I’ve been on a spree, a kick, a let’s getting going and do this path. I am passionate about two things: writing and horses. My faith in God comes before those passions and I hope that whatever I write and do makes it clear that I am a Christian. I do not want to be one of those people who blares “I am a Christian” but doesn’t live a Christian life. I would rather people know by my actions that I am a Christian. Which leads me to this floundering and questing after what I am supposed to do.
I’m supposed to write. When I think about my future there are two things that I always want: the ability to write and the ability to have horses. I’ve always thought that the two should be separate. That a career where I use both in equal parts isn’t feasible. However, it finally clicked that there are a multitude of opportunities to write within the horse world. Most horse people seek out information on a daily basis. They are people who desire community and the ability to better care for their animals.

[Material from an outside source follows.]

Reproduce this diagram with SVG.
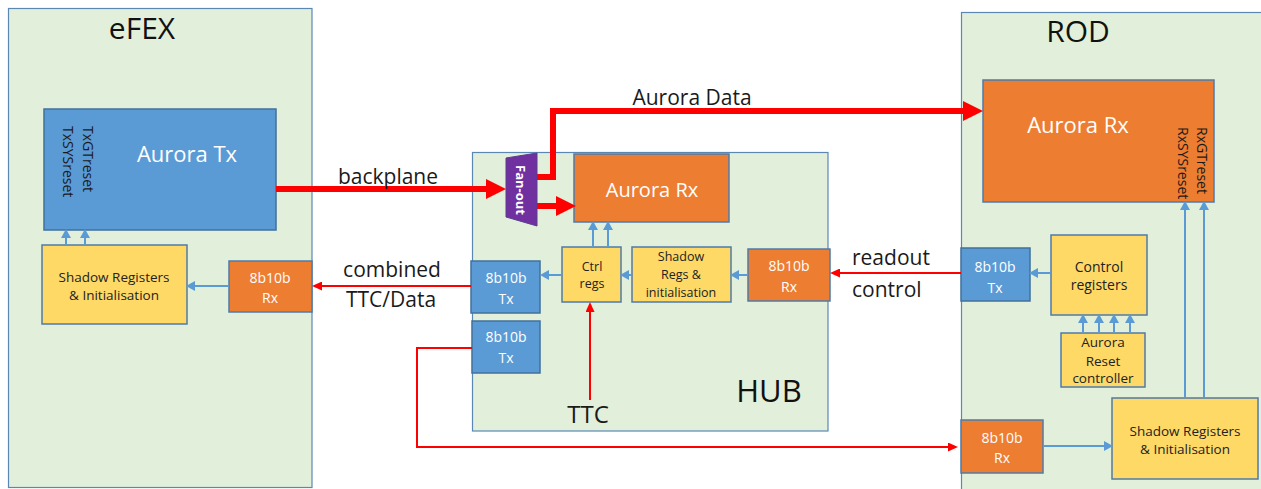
<svg xmlns="http://www.w3.org/2000/svg" width="1261" height="489" viewBox="0 0 1261 489">
<style>
.cont{fill:#E2EFDA;stroke:#5B87B5;stroke-width:1.2}
.blue{fill:#5B9BD5;stroke:#41719C;stroke-width:1.5}
.orange{fill:#ED7D31;stroke:#4F7BA8;stroke-width:1.5}
.yellow{fill:#FFD966;stroke:#4F7BA8;stroke-width:1.5}
text{font-family:"Open Sans","Liberation Sans",sans-serif}
.big{font-size:30px;fill:#111;text-anchor:middle}
.lbl{font-size:21px;fill:#1a1a1a;text-anchor:middle}
.wt{fill:#fff;text-anchor:middle}
.dk{fill:#222;text-anchor:middle}
.thick{stroke:#FF0000;stroke-width:6;fill:none}
.thin{stroke:#FF0000;stroke-width:2;fill:none}
.sb{stroke:#5B9BD5;stroke-width:2;fill:none}
</style>
<defs>
<marker id="hT" markerUnits="userSpaceOnUse" markerWidth="20" markerHeight="20" refX="10" refY="10" orient="auto"><path d="M0,0 L20,10 L0,20 z" fill="#FF0000"/></marker>
<marker id="hR" markerUnits="userSpaceOnUse" markerWidth="10" markerHeight="9" refX="5" refY="4.5" orient="auto"><path d="M0,0 L10,4.5 L0,9 z" fill="#FF0000"/></marker>
<marker id="hB" markerUnits="userSpaceOnUse" markerWidth="9" markerHeight="10" refX="4" refY="5" orient="auto"><path d="M0,0 L9,5 L0,10 z" fill="#5B9BD5"/></marker>
</defs>

<g id="eFEX">
<rect class="cont" x="8.5" y="8.5" width="303.5" height="479"/>
<text class="big" x="142" y="39" font-size="29">eFEX</text>
</g>
<g id="HUB">
<rect class="cont" x="472.5" y="152.5" width="355.5" height="278.5"/>
<text class="big" x="769" y="402" style="font-size:31px">HUB</text>
</g>
<g id="ROD">
<rect class="cont" x="961.5" y="12.5" width="310" height="490"/>
<text class="big" x="1078" y="42">ROD</text>
</g>

<g id="efex-aurora-tx">
<rect class="blue" x="44" y="109" width="232" height="121"/>
<text class="wt" x="187" y="162" font-size="22">Aurora Tx</text>
<text x="83" y="126" font-size="14" fill="#1a1a1a" transform="rotate(90 83 126)">TxGTreset</text>
<text x="63" y="126" font-size="14" fill="#1a1a1a" transform="rotate(90 63 126)">TxSYSreset</text>
</g>
<g id="efex-shadow">
<rect class="yellow" x="42" y="245" width="145" height="79"/>
<text class="dk" x="114" y="282" font-size="13.5">Shadow Registers</text>
<text class="dk" x="114" y="300" font-size="13.5">&amp; Initialisation</text>
</g>
<g id="efex-rx">
<rect class="orange" x="229" y="261" width="83" height="51"/>
<text class="wt" x="270" y="283" font-size="14">8b10b</text>
<text class="wt" x="270" y="303" font-size="14">Rx</text>
</g>

<g id="hub-fanout">
<path d="M506,158 L537,153 L537,226 L506,217 z" fill="#7030A0" stroke="#5B3D8A" stroke-width="1"/>
<text x="521" y="190" font-size="13" font-weight="bold" fill="#fff" text-anchor="middle" dominant-baseline="central" transform="rotate(90 521 190)">Fan-out</text>
</g>
<g id="hub-aurora-rx">
<rect class="orange" x="574" y="154" width="155" height="68"/>
<text class="wt" x="652" y="197" font-size="20">Aurora Rx</text>
</g>
<g id="hub-ctrl">
<rect class="yellow" x="562" y="247" width="59" height="55"/>
<text class="dk" x="592" y="271" font-size="12.5">Ctrl</text>
<text class="dk" x="592" y="288" font-size="12.5">regs</text>
</g>
<g id="hub-shadow">
<rect class="yellow" x="632" y="247" width="99" height="55"/>
<text class="dk" x="681" y="261" font-size="12.5">Shadow</text>
<text class="dk" x="681" y="279" font-size="12.5">Regs &amp;</text>
<text class="dk" x="681" y="297" font-size="12.5">initialisation</text>
</g>
<g id="hub-rx">
<rect class="orange" x="748" y="249" width="82" height="52"/>
<text class="wt" x="789" y="271" font-size="14">8b10b</text>
<text class="wt" x="789" y="292" font-size="14">Rx</text>
</g>
<g id="hub-tx1">
<rect class="blue" x="471" y="261" width="69" height="52"/>
<text class="wt" x="506" y="283" font-size="14">8b10b</text>
<text class="wt" x="506" y="304" font-size="14">Tx</text>
</g>
<g id="hub-tx2">
<rect class="blue" x="472" y="321" width="68" height="52"/>
<text class="wt" x="506" y="342" font-size="14">8b10b</text>
<text class="wt" x="506" y="363" font-size="14">Tx</text>
</g>

<g id="rod-aurora-rx">
<rect class="orange" x="983" y="80" width="231" height="122"/>
<text class="wt" x="1078" y="133" font-size="22">Aurora Rx</text>
<text x="1197" y="127" font-size="14" fill="#1a1a1a" transform="rotate(90 1197 127)">RxGTreset</text>
<text x="1178" y="127" font-size="14" fill="#1a1a1a" transform="rotate(90 1178 127)">RxSYSreset</text>
</g>
<g id="rod-tx">
<rect class="blue" x="961" y="248" width="69" height="53"/>
<text class="wt" x="995" y="272" font-size="14">8b10b</text>
<text class="wt" x="995" y="293" font-size="14">Tx</text>
</g>
<g id="rod-control">
<rect class="yellow" x="1051" y="235" width="96" height="80"/>
<text class="dk" x="1099" y="272" font-size="14">Control</text>
<text class="dk" x="1099" y="290" font-size="14">registers</text>
</g>
<g id="rod-reset">
<rect class="yellow" x="1061" y="333" width="84" height="54"/>
<text class="dk" x="1103" y="347" font-size="13.5">Aurora</text>
<text class="dk" x="1103" y="366" font-size="13.5">Reset</text>
<text class="dk" x="1103" y="383" font-size="13.5">controller</text>
</g>
<g id="rod-shadow">
<rect class="yellow" x="1112" y="398" width="146" height="81"/>
<text class="dk" x="1185" y="436" font-size="13.5">Shadow Registers</text>
<text class="dk" x="1185" y="454" font-size="13.5">&amp; Initialisation</text>
</g>
<g id="rod-rx">
<rect class="orange" x="961" y="420" width="82" height="53"/>
<text class="wt" x="1002" y="443" font-size="14">8b10b</text>
<text class="wt" x="1002" y="463" font-size="14">Rx</text>
</g>

<g id="connectors">
<path class="thick" d="M276,189 H496" marker-end="url(#hT)"/>
<path class="thick" d="M537,177 H553 V111 H973" stroke-linejoin="miter" marker-end="url(#hT)"/>
<path class="thick" d="M537,206 H566" marker-end="url(#hT)"/>
<path class="thin" d="M471,286 H317" marker-end="url(#hR)"/>
<path class="thin" d="M961,273 H835" marker-end="url(#hR)"/>
<path class="thin" d="M590,400 V307" marker-end="url(#hR)"/>
<path class="thin" d="M472,348 H417 V447 H953" marker-end="url(#hR)"/>
<path class="sb" d="M229,286 H191" marker-end="url(#hB)"/>
<path class="sb" d="M66,245 V234" marker-end="url(#hB)"/>
<path class="sb" d="M85,245 V234" marker-end="url(#hB)"/>
<path class="sb" d="M748,275 H735" marker-end="url(#hB)"/>
<path class="sb" d="M632,275 H625" marker-end="url(#hB)"/>
<path class="sb" d="M562,275 H545" marker-end="url(#hB)"/>
<path class="sb" d="M593,247 V226" marker-end="url(#hB)"/>
<path class="sb" d="M608,247 V226" marker-end="url(#hB)"/>
<path class="sb" d="M1051,273 H1034" marker-end="url(#hB)"/>
<path class="sb" d="M1083,333 V319" marker-end="url(#hB)"/>
<path class="sb" d="M1099,333 V319" marker-end="url(#hB)"/>
<path class="sb" d="M1114,333 V319" marker-end="url(#hB)"/>
<path class="sb" d="M1130,333 V319" marker-end="url(#hB)"/>
<path class="sb" d="M1043,446 H1108" marker-end="url(#hB)"/>
<path class="sb" d="M1185,398 V206" marker-end="url(#hB)"/>
<path class="sb" d="M1204,398 V206" marker-end="url(#hB)"/>
<text class="lbl" x="388" y="184">backplane</text>
<text class="lbl" x="692" y="105">Aurora Data</text>
<text class="lbl" x="392" y="277">combined</text>
<text class="lbl" x="391" y="307">TTC/Data</text>
<text class="lbl" x="852" y="265" text-anchor="start" style="text-anchor:start">readout</text>
<text class="lbl" x="852" y="297" style="text-anchor:start">control</text>
<text class="lbl" x="588" y="423" style="font-size:24px">TTC</text>
</g>
</svg>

A job as a writer is ideal. Writing is flexible. It goes hand in hand with riding horses. I think I was scared/ put off by the loftiness of some of the equestrian writing publications. we only want good writers. Was what I read most often and so I would push away all hopes of being an equestrian writer. I believed I wasn’t a good writer. That I wasn’t want they wanted.
I struck out and started searching other avenues for writing. I felt like the horse community had failed me. That I was worthless. However, I realize now that I was just believing ridiculous lies. Today, I’m working on developing connections and creating opportunities.
Today, I choose to become an equestrian writer.